>>
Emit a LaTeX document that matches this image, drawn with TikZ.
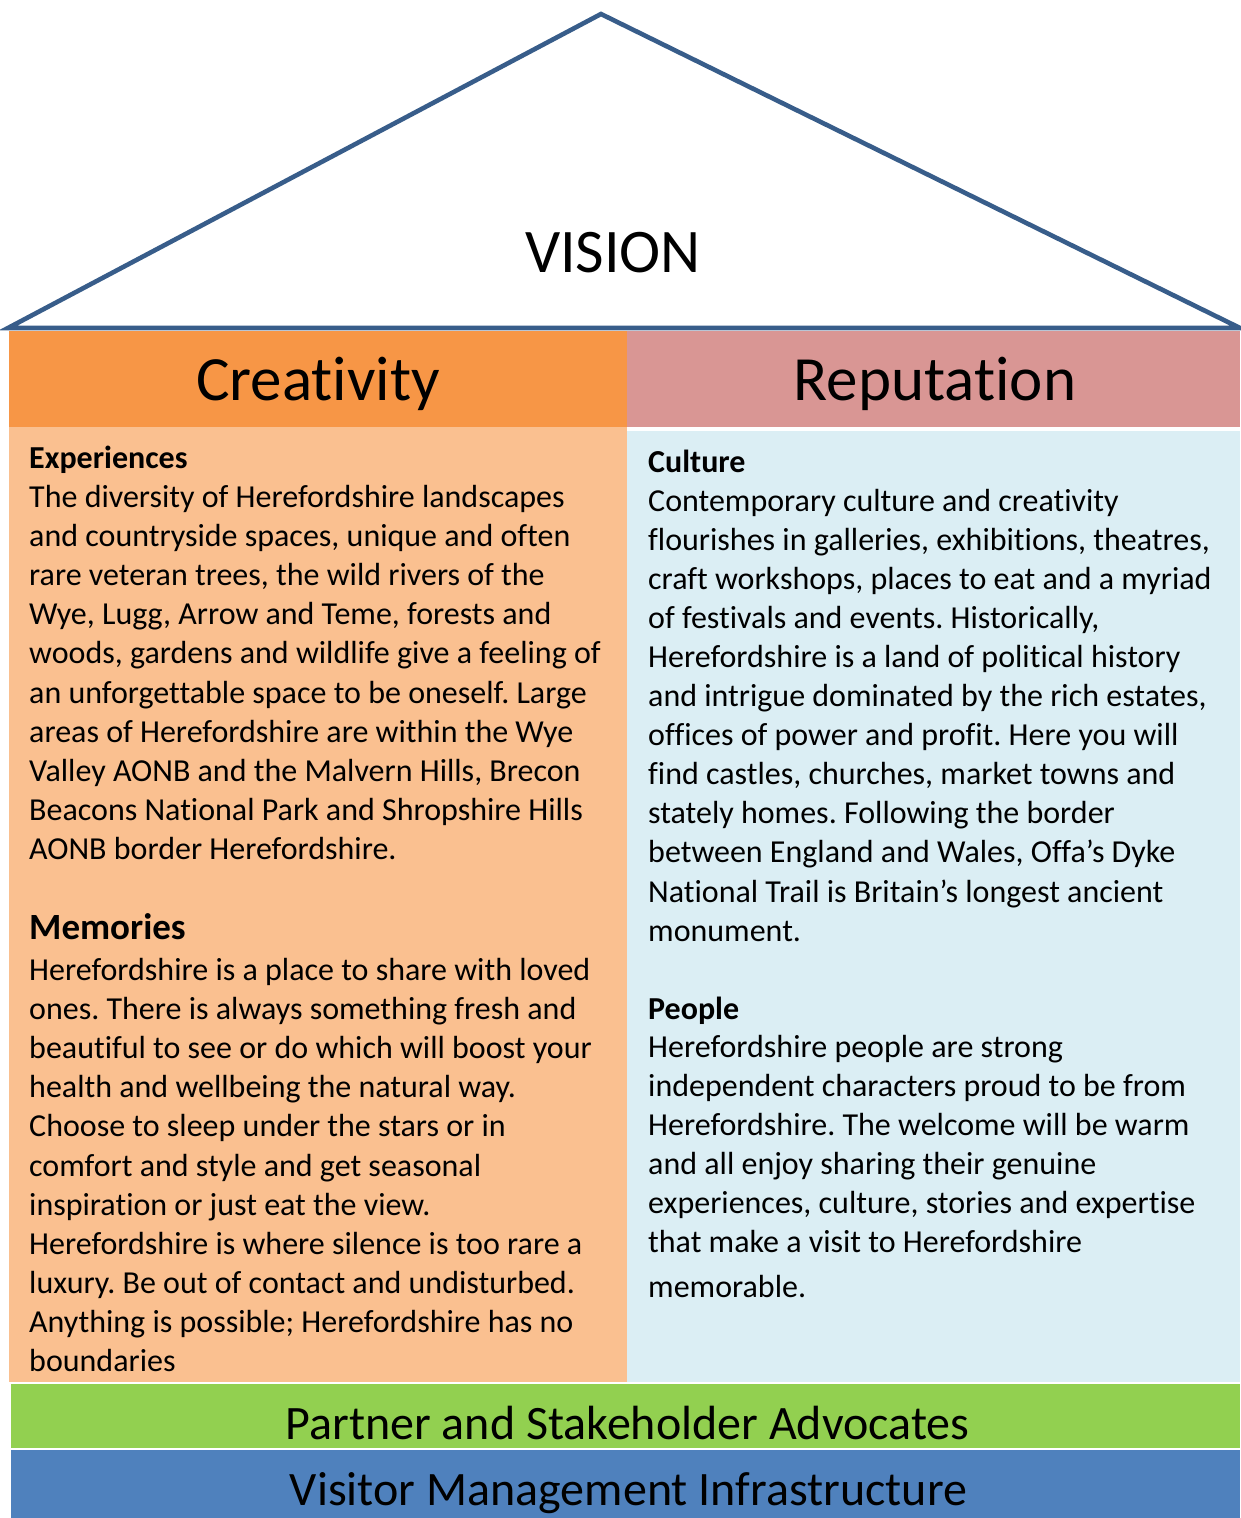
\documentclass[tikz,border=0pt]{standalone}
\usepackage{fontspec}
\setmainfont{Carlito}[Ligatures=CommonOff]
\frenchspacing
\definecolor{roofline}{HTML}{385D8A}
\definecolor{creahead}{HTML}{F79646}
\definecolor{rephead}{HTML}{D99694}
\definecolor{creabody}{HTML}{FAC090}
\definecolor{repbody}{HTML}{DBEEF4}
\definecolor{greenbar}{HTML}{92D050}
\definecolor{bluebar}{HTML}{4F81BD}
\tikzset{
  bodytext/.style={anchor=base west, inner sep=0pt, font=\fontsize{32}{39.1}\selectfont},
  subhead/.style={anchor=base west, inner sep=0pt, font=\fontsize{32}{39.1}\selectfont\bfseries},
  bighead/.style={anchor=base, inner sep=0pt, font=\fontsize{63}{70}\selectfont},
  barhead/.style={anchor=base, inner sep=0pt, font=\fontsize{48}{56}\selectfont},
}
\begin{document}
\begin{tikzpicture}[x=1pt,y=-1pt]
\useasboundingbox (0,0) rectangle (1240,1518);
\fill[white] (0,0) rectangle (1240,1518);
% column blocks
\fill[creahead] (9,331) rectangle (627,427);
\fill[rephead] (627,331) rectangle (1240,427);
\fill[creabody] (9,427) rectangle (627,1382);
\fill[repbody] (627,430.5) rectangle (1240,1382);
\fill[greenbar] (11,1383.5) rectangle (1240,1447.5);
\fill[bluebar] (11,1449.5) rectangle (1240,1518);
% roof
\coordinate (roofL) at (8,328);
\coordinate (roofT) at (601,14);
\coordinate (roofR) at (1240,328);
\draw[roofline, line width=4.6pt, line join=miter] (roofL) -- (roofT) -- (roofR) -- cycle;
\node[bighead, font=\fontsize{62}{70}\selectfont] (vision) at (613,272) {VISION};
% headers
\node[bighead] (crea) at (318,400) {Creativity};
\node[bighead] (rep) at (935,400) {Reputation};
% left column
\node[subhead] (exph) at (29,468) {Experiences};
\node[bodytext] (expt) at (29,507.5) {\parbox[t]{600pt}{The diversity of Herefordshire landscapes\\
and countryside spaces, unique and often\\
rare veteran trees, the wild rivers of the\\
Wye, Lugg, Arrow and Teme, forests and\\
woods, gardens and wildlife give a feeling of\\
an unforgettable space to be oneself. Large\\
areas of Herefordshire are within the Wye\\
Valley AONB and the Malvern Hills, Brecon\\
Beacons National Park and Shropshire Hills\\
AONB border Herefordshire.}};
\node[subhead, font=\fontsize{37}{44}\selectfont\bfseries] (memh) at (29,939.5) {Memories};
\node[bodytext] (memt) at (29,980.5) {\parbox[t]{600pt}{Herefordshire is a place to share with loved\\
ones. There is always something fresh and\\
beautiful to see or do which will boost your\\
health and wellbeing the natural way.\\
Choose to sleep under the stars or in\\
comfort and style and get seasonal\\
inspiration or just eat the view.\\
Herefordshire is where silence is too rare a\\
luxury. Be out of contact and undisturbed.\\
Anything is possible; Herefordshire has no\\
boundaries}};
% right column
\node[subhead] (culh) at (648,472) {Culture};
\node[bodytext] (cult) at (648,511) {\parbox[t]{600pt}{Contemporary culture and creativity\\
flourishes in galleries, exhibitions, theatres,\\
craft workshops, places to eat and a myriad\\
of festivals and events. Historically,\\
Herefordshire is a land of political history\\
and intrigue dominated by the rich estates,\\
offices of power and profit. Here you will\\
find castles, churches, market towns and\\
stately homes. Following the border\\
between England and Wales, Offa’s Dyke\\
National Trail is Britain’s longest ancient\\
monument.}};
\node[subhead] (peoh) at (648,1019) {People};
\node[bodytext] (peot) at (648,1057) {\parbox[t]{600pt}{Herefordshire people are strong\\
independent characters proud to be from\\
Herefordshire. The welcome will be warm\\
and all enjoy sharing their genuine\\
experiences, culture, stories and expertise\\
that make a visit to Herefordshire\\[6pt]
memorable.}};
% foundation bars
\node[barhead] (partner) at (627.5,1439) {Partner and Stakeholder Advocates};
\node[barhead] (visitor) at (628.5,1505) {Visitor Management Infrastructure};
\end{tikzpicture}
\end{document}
<<
WHAT YOU NEED TO DO :: Copy every line in the listing above where the string "that" turns up.

TASK ANSWER ::
Emit a LaTeX document that matches this image, drawn with TikZ.
that make a visit to Herefordshire\\[6pt]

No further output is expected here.